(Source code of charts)

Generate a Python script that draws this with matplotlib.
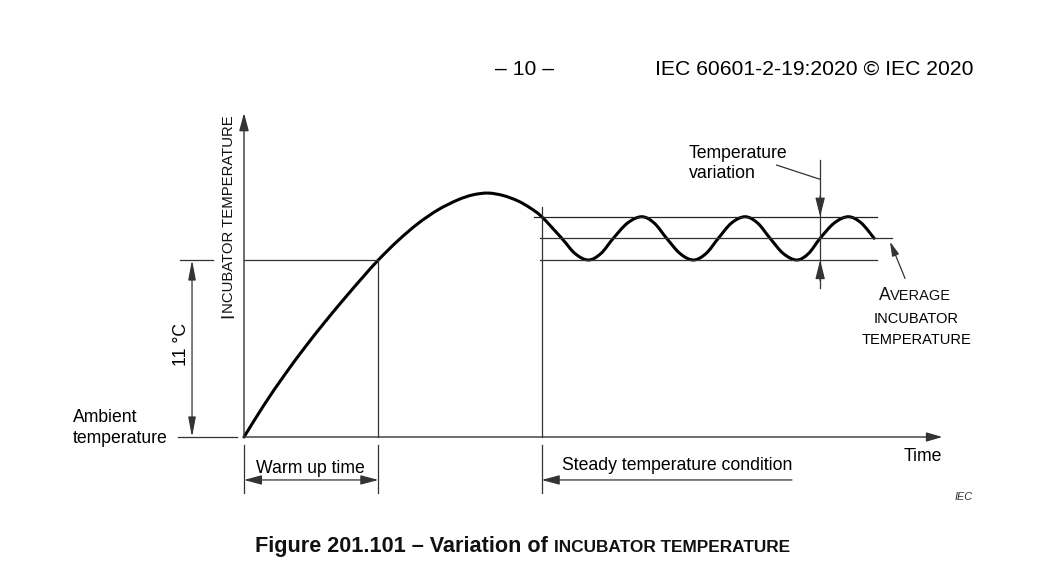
import numpy as np
import matplotlib
matplotlib.use("Agg")
import matplotlib.pyplot as plt
from matplotlib.path import Path
from matplotlib.patches import PathPatch

plt.rcParams["font.family"] = ["Liberation Sans", "DejaVu Sans"]

# schematic data: time in arbitrary minutes, temperature in degC above ambient
curve_time = [0.0, 1.49, 2.98, 4.47, 5.96, 7.45, 8.94, 10.0, 11.47, 12.96,
              14.45, 15.93, 17.05, 18.17, 19.29, 20.4, 21.3, 22.17, 23.66,
              24.65, 25.64, 26.57, 27.5, 28.56, 29.62, 30.54, 31.47, 32.47,
              33.46, 34.4, 35.32, 36.3, 37.31, 38.24, 39.17, 40.16, 41.16,
              42.03, 42.9, 43.95, 45.0, 45.96, 46.92]
curve_temp = [0.0, 1.99, 3.81, 5.5, 7.08, 8.58, 10.02, 11.0, 12.21, 13.27,
              14.12, 14.74, 15.05, 15.16, 15.01, 14.67, 14.24, 13.69, 12.35,
              11.4, 11.0, 11.4, 12.35, 13.3, 13.69, 13.3, 12.35, 11.4,
              11.0, 11.4, 12.35, 13.3, 13.69, 13.3, 12.35, 11.4, 11.0,
              11.4, 12.35, 13.3, 13.69, 13.3, 12.35]

warmup_end = 10.0
steady_start = 22.17
rise = 11.0
band_upper = 13.69
band_mean = 12.35
band_lower = 11.0
variation_time = 42.9
time_axis_end = 52.0
temp_axis_end = 20.14

# page geometry (pixels) used to lay out the drawing
W, H, DPI = 1059, 562, 100
X0, Y0 = 244, 437          # origin of the diagram
SX, SY = 13.43, 16.09      # pixels per minute / per degC
LINE = "#333333"
TXT = 12.7


def P(x, y):
    """pixel position on the page -> data coordinates"""
    return (x - X0) / SX, (Y0 - y) / SY


def catmull_rom(xs, ys):
    p = np.column_stack([xs, ys]).astype(float)
    ext = np.vstack([p[0], p, p[-1]])
    verts = [p[0]]
    codes = [Path.MOVETO]
    for i in range(len(p) - 1):
        a, b, c, d = ext[i], ext[i + 1], ext[i + 2], ext[i + 3]
        verts += [b + (c - a) / 6, c - (d - b) / 6, c]
        codes += [Path.CURVE4] * 3
    return Path(verts, codes)


def arrow(start, end, style, hl, hw, lw=0.9, color=LINE):
    ax.annotate("", xy=end, xytext=start,
                arrowprops=dict(arrowstyle=f"{style},head_length={hl},head_width={hw}",
                                mutation_scale=1, lw=lw, color=color,
                                shrinkA=0, shrinkB=0))


def mixed_text(x, y, parts, rotation=0, align="left", weight="normal"):
    # small-caps style text: pieces of different sizes on one baseline
    renderer = fig.canvas.get_renderer()
    widths = []
    for s, size in parts:
        if s == " ":
            widths.append(0.278 * size * DPI / 72)
            continue
        t = ax.text(0, 0, s, fontsize=size, fontweight=weight)
        widths.append(t.get_window_extent(renderer).width)
        t.remove()
    off = -sum(widths) / 2 if align == "center" else 0.0
    for (s, size), w in zip(parts, widths):
        if s.strip():
            pos = P(x, y - off) if rotation == 90 else P(x + off, y)
            ax.text(*pos, s, fontsize=size, fontweight=weight, rotation=rotation,
                    rotation_mode="anchor", ha="left", va="baseline", color="#111111")
        off += w


fig = plt.figure(figsize=(W / DPI, H / DPI), dpi=DPI)
ax = fig.add_axes([0, 0, 1, 1])
ax.set_xlim(-X0 / SX, (W - X0) / SX)
ax.set_ylim(-(H - Y0) / SY, Y0 / SY)
ax.axis("off")

# axes
arrow((0, 0), (0, temp_axis_end), "-|>", 10.8, 2.9, lw=1.0)
arrow((0, 0), (time_axis_end, 0), "-|>", 9.6, 2.8, lw=1.0)

# ambient and 11 degC reference lines
ax.plot([-4.9, -0.5], [0, 0], color=LINE, lw=0.9)
ax.plot([-4.77, -2.31], [rise, rise], color=LINE, lw=0.9)
ax.plot([0, warmup_end], [rise, rise], color=LINE, lw=0.9)
arrow((-3.87, 0), (-3.87, rise), "<|-|>", 12.0, 2.3)

# warm up / steady markers
ax.plot([warmup_end, warmup_end], [0, rise], color=LINE, lw=0.9)
ax.plot([steady_start, steady_start], [0, 14.3], color=LINE, lw=0.9)
for t in (0, warmup_end, steady_start):
    ax.plot([t, t], [-0.5, -3.48], color=LINE, lw=0.9)
arrow((0, -2.67), (warmup_end, -2.67), "<|-|>", 10.8, 2.9)
arrow((40.8, -2.67), (steady_start, -2.67), "-|>", 10.8, 2.9)

# band lines
ax.plot([21.6, 47.13], [band_upper, band_upper], color="#222222", lw=0.9)
ax.plot([22.05, 48.25], [band_mean, band_mean], color=LINE, lw=0.9)
ax.plot([22.05, 47.13], [band_lower, band_lower], color=LINE, lw=0.9)

# temperature variation dimension
ax.plot([variation_time, variation_time], [9.26, 17.22], color=LINE, lw=0.9)
arrow((variation_time, band_upper + 1.3), (variation_time, band_upper), "-|>", 11.5, 2.9)
arrow((variation_time, band_lower - 1.3), (variation_time, band_lower), "-|>", 11.5, 2.9)
ax.plot([39.66, 42.88], [16.9, 16.02], color=LINE, lw=0.9)

# average temperature leader
arrow((49.22, 9.86), (48.1, 12.14), "-|>", 8.6, 2.2)

# the incubator temperature curve
ax.add_patch(PathPatch(catmull_rom(curve_time, curve_temp), fill=False,
                       lw=2.2, edgecolor="black", capstyle="round"))

# texts
ax.text(*P(524.5, 75), "\u2013 10 \u2013", fontsize=15.2, ha="center", va="baseline")
ax.text(*P(655, 75), "IEC 60601-2-19:2020 \u00a9 IEC 2020", fontsize=15.2,
        ha="left", va="baseline")

mixed_text(233.3, 318, [("I", 13.5), ("NCUBATOR TEMPERATURE", 10.7)], rotation=90)
ax.text(*P(181, 345), "11 \u00b0C", fontsize=TXT, rotation=90, ha="center", va="center")
ax.text(*P(73, 421.7), "Ambient", fontsize=TXT, ha="left", va="baseline")
ax.text(*P(73, 443.3), "temperature", fontsize=TXT, ha="left", va="baseline")
ax.text(*P(310, 472.7), "Warm up time", fontsize=TXT, ha="center", va="baseline")
ax.text(*P(677.5, 470), "Steady temperature condition", fontsize=TXT,
        ha="center", va="baseline")
ax.text(*P(922.5, 461), "Time", fontsize=TXT, ha="center", va="baseline")
ax.text(*P(973, 499.5), "IEC", fontsize=7.8, style="italic", ha="right",
        va="baseline", color="#333333")
ax.text(*P(689, 158.3), "Temperature", fontsize=TXT, ha="left", va="baseline")
ax.text(*P(689, 178.5), "variation", fontsize=TXT, ha="left", va="baseline")

mixed_text(915, 300, [("A", 12.7), ("VERAGE", 10.5)], align="center")
ax.text(*P(916, 323), "INCUBATOR", fontsize=10.5, ha="center", va="baseline")
ax.text(*P(916, 344), "TEMPERATURE", fontsize=10.5, ha="center", va="baseline")

mixed_text(255, 552, [("Figure 201.101 \u2013 Variation of", 15.6), (" ", 15.6),
                      ("INCUBATOR TEMPERATURE", 12.45)], weight="bold")

fig.savefig("out.png", dpi=DPI, facecolor="white")
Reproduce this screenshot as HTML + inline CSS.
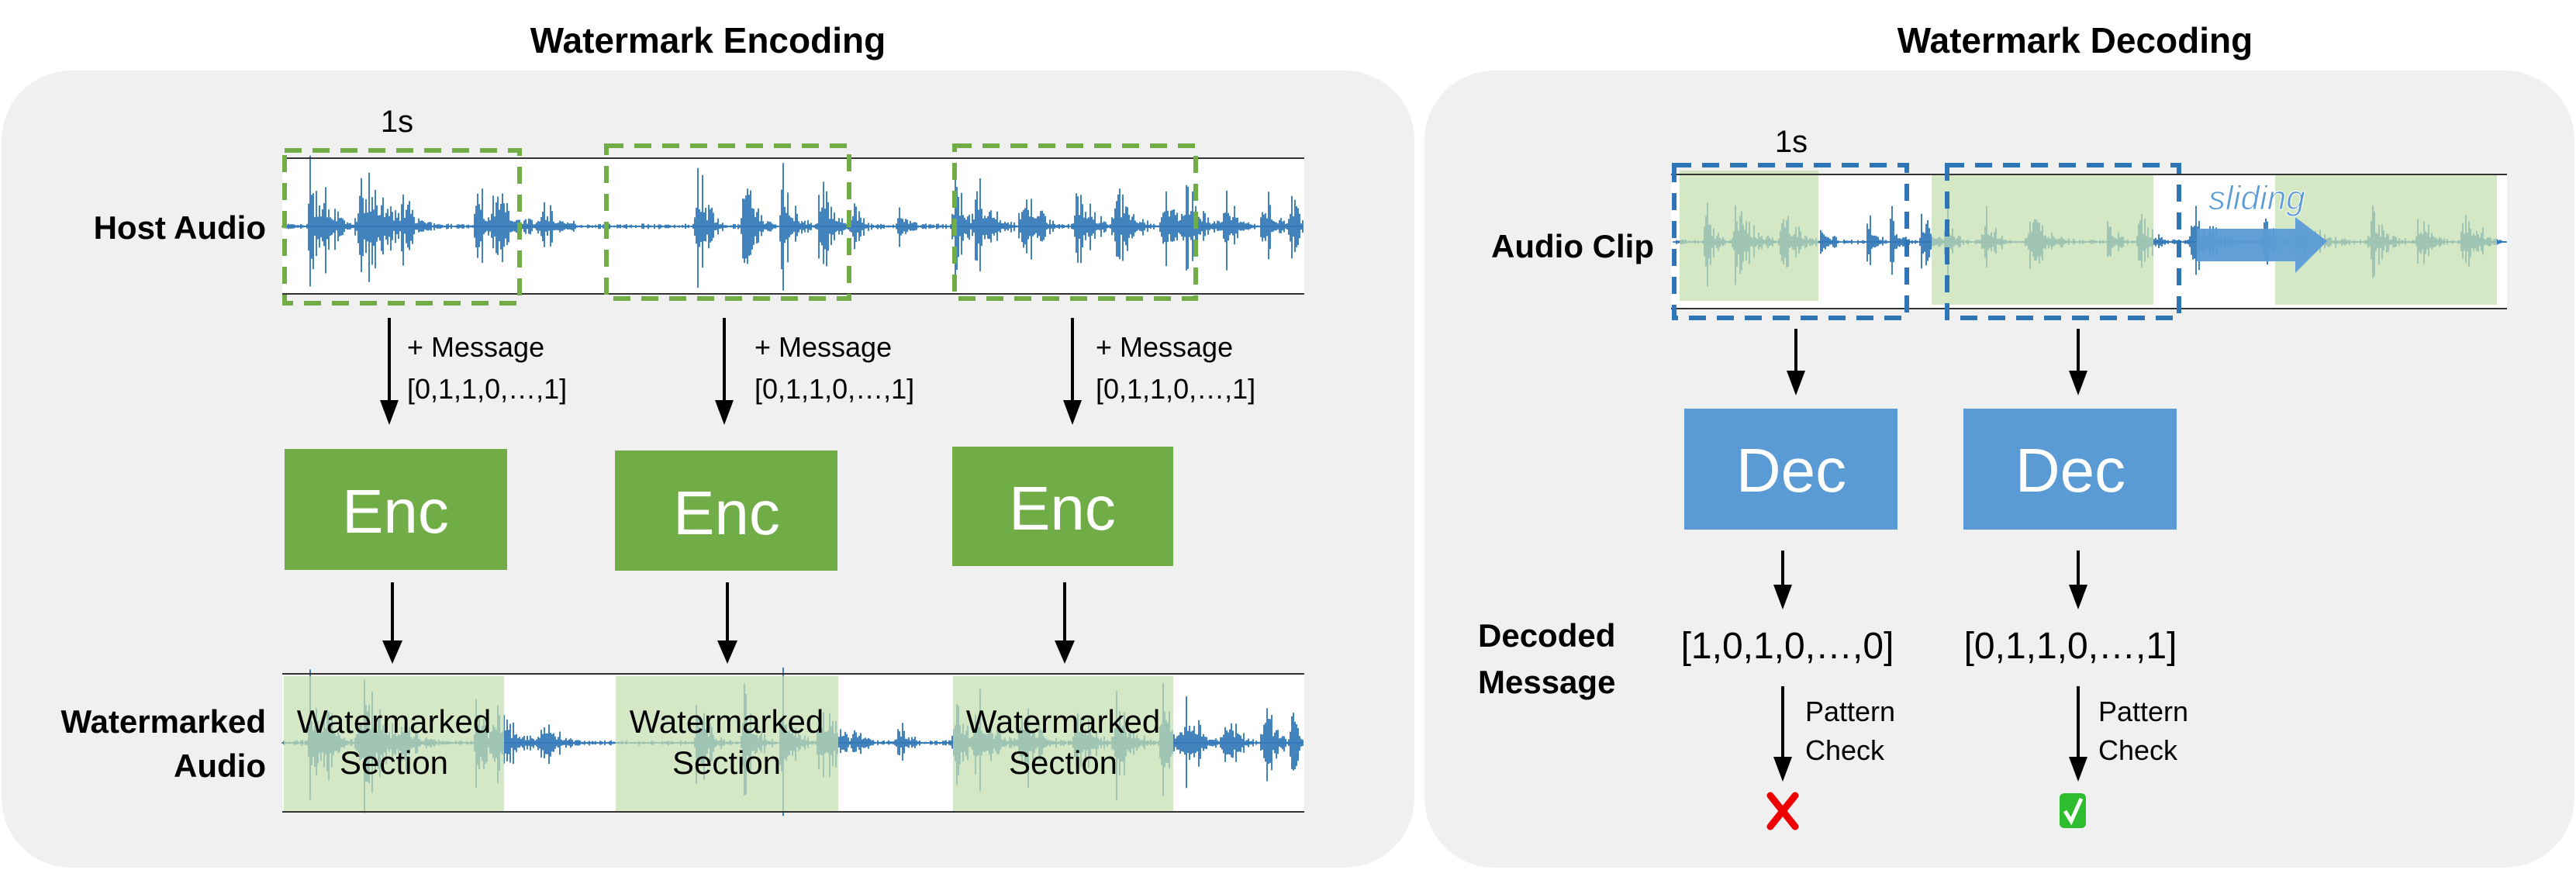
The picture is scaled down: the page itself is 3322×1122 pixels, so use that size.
<!DOCTYPE html>
<html><head><meta charset="utf-8"><style>
html,body{margin:0;padding:0;background:#fff;}
svg{display:block;font-family:"Liberation Sans",sans-serif;}
</style></head><body>
<svg id="s" width="3322" height="1122" viewBox="0 0 3322 1122" xmlns="http://www.w3.org/2000/svg">
<rect x="2" y="91" width="1822" height="1028" rx="90" fill="#f0f0f0"/>
<rect x="1837" y="91" width="1483" height="1028" rx="90" fill="#f0f0f0"/>
<text x="913" y="68" font-size="46" font-weight="bold" text-anchor="middle">Watermark Encoding</text>
<text x="2676" y="68" font-size="46" font-weight="bold" text-anchor="middle">Watermark Decoding</text>

<rect x="364" y="204" width="1318" height="175" fill="#fff"/>
<g id="w1"></g>
<line x1="364" y1="204" x2="1682" y2="204" stroke="#333" stroke-width="2"/>
<line x1="364" y1="379" x2="1682" y2="379" stroke="#333" stroke-width="2"/>
<g fill="none" stroke="#70ad47" stroke-width="6" stroke-dasharray="22,14">
<rect x="367" y="194" width="303" height="197"/>
<rect x="782" y="188" width="313" height="197"/>
<rect x="1231" y="188" width="311" height="197"/>
</g>
<text x="512" y="170" font-size="40" text-anchor="middle">1s</text>
<text x="343" y="308" font-size="42" font-weight="bold" text-anchor="end">Host Audio</text>

<g stroke="#000" stroke-width="4">
<line x1="502" y1="410" x2="502" y2="520"/><line x1="934" y1="410" x2="934" y2="520"/><line x1="1383" y1="410" x2="1383" y2="520"/>
<line x1="506" y1="751" x2="506" y2="830"/><line x1="938" y1="751" x2="938" y2="830"/><line x1="1373" y1="751" x2="1373" y2="830"/>
<line x1="2316" y1="424" x2="2316" y2="482"/><line x1="2680" y1="424" x2="2680" y2="482"/>
<line x1="2299" y1="710" x2="2299" y2="758"/><line x1="2680" y1="710" x2="2680" y2="758"/>
<line x1="2299" y1="885" x2="2299" y2="980"/><line x1="2680" y1="885" x2="2680" y2="980"/>
</g>
<g fill="#000">
<polygon points="490,516 514,516 502,548"/><polygon points="922,516 946,516 934,548"/><polygon points="1371,516 1395,516 1383,548"/>
<polygon points="493,826 519,826 506,856"/><polygon points="925,826 951,826 938,856"/><polygon points="1360,826 1386,826 1373,856"/>
<polygon points="2304,478 2328,478 2316,510"/><polygon points="2668,478 2692,478 2680,510"/>
<polygon points="2287,754 2311,754 2299,786"/><polygon points="2668,754 2692,754 2680,786"/>
<polygon points="2287,976 2311,976 2299,1008"/><polygon points="2668,976 2692,976 2680,1008"/>
</g>
<g font-size="36">
<text x="525" y="460">+ Message</text><text x="525" y="514">[0,1,1,0,…,1]</text>
<text x="973" y="460">+ Message</text><text x="973" y="514">[0,1,1,0,…,1]</text>
<text x="1413" y="460">+ Message</text><text x="1413" y="514">[0,1,1,0,…,1]</text>
</g>
<g fill="#70ad47">
<rect x="367" y="579" width="287" height="156"/><rect x="793" y="581" width="287" height="155"/><rect x="1228" y="576" width="285" height="154"/>
</g>
<g fill="#fff" font-size="80" text-anchor="middle">
<text x="510" y="687">Enc</text><text x="937" y="689">Enc</text><text x="1370" y="683">Enc</text>
</g>

<rect x="364" y="869" width="1318" height="178" fill="#fff"/>
<g id="w2"></g>
<g fill="#c5dfb0" opacity="0.72">
<rect x="366" y="872" width="284" height="174"/><rect x="794" y="872" width="287" height="174"/><rect x="1229" y="872" width="284" height="174"/>
</g>
<line x1="364" y1="869" x2="1682" y2="869" stroke="#333" stroke-width="2"/>
<line x1="364" y1="1047" x2="1682" y2="1047" stroke="#333" stroke-width="2"/>
<g font-size="42" text-anchor="middle">
<text x="508" y="945">Watermarked</text><text x="508" y="998">Section</text>
<text x="937" y="945">Watermarked</text><text x="937" y="998">Section</text>
<text x="1371" y="945">Watermarked</text><text x="1371" y="998">Section</text>
</g>
<g font-size="42" font-weight="bold" text-anchor="end">
<text x="343" y="945">Watermarked</text><text x="343" y="1002">Audio</text>
</g>

<rect x="2155" y="224" width="1078" height="174" fill="#fff"/>
<g id="w3"></g>
<g fill="#c5dfb0" opacity="0.72">
<rect x="2166" y="220" width="179" height="168"/><rect x="2491" y="225" width="286" height="168"/><rect x="2934" y="225" width="286" height="168"/>
</g>
<line x1="2155" y1="225" x2="3233" y2="225" stroke="#333" stroke-width="2"/>
<line x1="2155" y1="398" x2="3233" y2="398" stroke="#333" stroke-width="2"/>
<g fill="none" stroke="#2e75b6" stroke-width="6" stroke-dasharray="22,14">
<rect x="2159" y="213" width="300" height="197"/>
<rect x="2511" y="213" width="299" height="197"/>
</g>
<polygon points="2833,295 2960,295 2960,280 3001,311 2960,352 2960,337 2833,337" fill="#5b9bd5" opacity="0.95"/>
<text x="2848" y="270" font-size="44" font-style="italic" fill="#5b9bd5" stroke="#fff" stroke-width="1">sliding</text>
<text x="2310" y="196" font-size="40" text-anchor="middle">1s</text>
<text x="2133" y="332" font-size="42" font-weight="bold" text-anchor="end">Audio Clip</text>
<g fill="#5b9bd5"><rect x="2172" y="527" width="275" height="156"/><rect x="2532" y="527" width="275" height="156"/></g>
<g fill="#fff" font-size="80" text-anchor="middle"><text x="2310" y="634">Dec</text><text x="2670" y="634">Dec</text></g>
<g font-size="48" text-anchor="middle"><text x="2305" y="849">[1,0,1,0,…,0]</text><text x="2670" y="849">[0,1,1,0,…,1]</text></g>
<g font-size="42" font-weight="bold"><text x="1906" y="834">Decoded</text><text x="1906" y="894">Message</text></g>
<g font-size="36"><text x="2328" y="930">Pattern</text><text x="2328" y="980">Check</text>
<text x="2706" y="930">Pattern</text><text x="2706" y="980">Check</text></g>
<g stroke="#e00" stroke-width="9" stroke-linecap="round"><line x1="2283" y1="1026" x2="2315" y2="1066"/><line x1="2315" y1="1026" x2="2283" y2="1066"/></g>
<rect x="2656" y="1023" width="34" height="45" rx="6" fill="#2ebd2e"/>
<polyline points="2663,1046 2671,1059 2684,1030" fill="none" stroke="#fff" stroke-width="5"/>
</svg>
<script>
var seed=7;function r(){seed=(seed*16807)%2147483647;return seed/2147483647;}
var NS="http://www.w3.org/2000/svg";
function wave(id,x0,x1,cy,maxA,bursts,col){
 var g=document.getElementById(id),d="";
 for(var x=x0;x<=x1;x+=2){
  var e=3;
  bursts.forEach(function(b){var t=(x-b[0])/b[1];if(t>-0.2&&t<1.5){var v=t<0?(1+t*5):Math.exp(-t*2.2);e=Math.max(e,b[2]*v);}});
  var q=r();var f=0.25+0.75*q*q;if(r()<0.08)f=1.0;
  var a=Math.min(maxA,e*f*maxA/80);
  var up=a*(0.7+0.3*r()),dn=a*(0.7+0.3*r());
  d+="M"+x+" "+(cy-up).toFixed(1)+"V"+(cy+dn).toFixed(1);
 }
 var p=document.createElementNS(NS,"path");p.setAttribute("d",d);p.setAttribute("stroke",col);p.setAttribute("stroke-width","1.8");g.appendChild(p);
 var l=document.createElementNS(NS,"line");l.setAttribute("x1",x0);l.setAttribute("x2",x1);l.setAttribute("y1",cy);l.setAttribute("y2",cy);l.setAttribute("stroke",col);l.setAttribute("stroke-width","1.5");g.appendChild(l);
}
var b1=[[400,20,100],[420,30,60],[470,70,75],[520,30,50],[615,20,100],[640,60,50],[700,50,35],[900,25,100],[960,30,80],[1010,30,80],[1060,40,70],[1100,25,40],[1160,30,30],[1232,25,85],[1260,40,70],[1320,40,65],[1390,40,60],[1440,40,65],[1500,30,70],[1530,40,65],[1580,30,60],[1630,30,60],[1665,20,55]];
wave("w1",364,1680,292,100,b1,"#2e75b6");
seed=11;wave("w2",364,1680,958,100,b1,"#2e75b6");
seed=19;
var b3=[[2200,20,70],[2240,40,70],[2300,40,55],[2350,20,45],[2410,20,55],[2440,20,55],[2480,30,55],[2510,20,60],[2560,30,50],[2620,50,45],[2720,20,50],[2760,30,60],[2830,50,60],[2920,30,45],[2960,60,50],[3060,40,45],[3120,30,50],[3180,40,60]];
wave("w3",2158,3232,312,88,b3,"#2e75b6");
</script>
</body></html>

▸ TO DO
Quote only what lies between the first line of the records and the line containing "return (x - X0) / SX, (Y0 - y) / SY", please, including both lines and excluding images.

▸ RESULT
Generate a Python script that draws this with matplotlib.
import numpy as np
import matplotlib
matplotlib.use("Agg")
import matplotlib.pyplot as plt
from matplotlib.path import Path
from matplotlib.patches import PathPatch

plt.rcParams["font.family"] = ["Liberation Sans", "DejaVu Sans"]

# schematic data: time in arbitrary minutes, temperature in degC above ambient
curve_time = [0.0, 1.49, 2.98, 4.47, 5.96, 7.45, 8.94, 10.0, 11.47, 12.96,
              14.45, 15.93, 17.05, 18.17, 19.29, 20.4, 21.3, 22.17, 23.66,
              24.65, 25.64, 26.57, 27.5, 28.56, 29.62, 30.54, 31.47, 32.47,
              33.46, 34.4, 35.32, 36.3, 37.31, 38.24, 39.17, 40.16, 41.16,
              42.03, 42.9, 43.95, 45.0, 45.96, 46.92]
curve_temp = [0.0, 1.99, 3.81, 5.5, 7.08, 8.58, 10.02, 11.0, 12.21, 13.27,
              14.12, 14.74, 15.05, 15.16, 15.01, 14.67, 14.24, 13.69, 12.35,
              11.4, 11.0, 11.4, 12.35, 13.3, 13.69, 13.3, 12.35, 11.4,
              11.0, 11.4, 12.35, 13.3, 13.69, 13.3, 12.35, 11.4, 11.0,
              11.4, 12.35, 13.3, 13.69, 13.3, 12.35]

warmup_end = 10.0
steady_start = 22.17
rise = 11.0
band_upper = 13.69
band_mean = 12.35
band_lower = 11.0
variation_time = 42.9
time_axis_end = 52.0
temp_axis_end = 20.14

# page geometry (pixels) used to lay out the drawing
W, H, DPI = 1059, 562, 100
X0, Y0 = 244, 437          # origin of the diagram
SX, SY = 13.43, 16.09      # pixels per minute / per degC
LINE = "#333333"
TXT = 12.7


def P(x, y):
    """pixel position on the page -> data coordinates"""
    return (x - X0) / SX, (Y0 - y) / SY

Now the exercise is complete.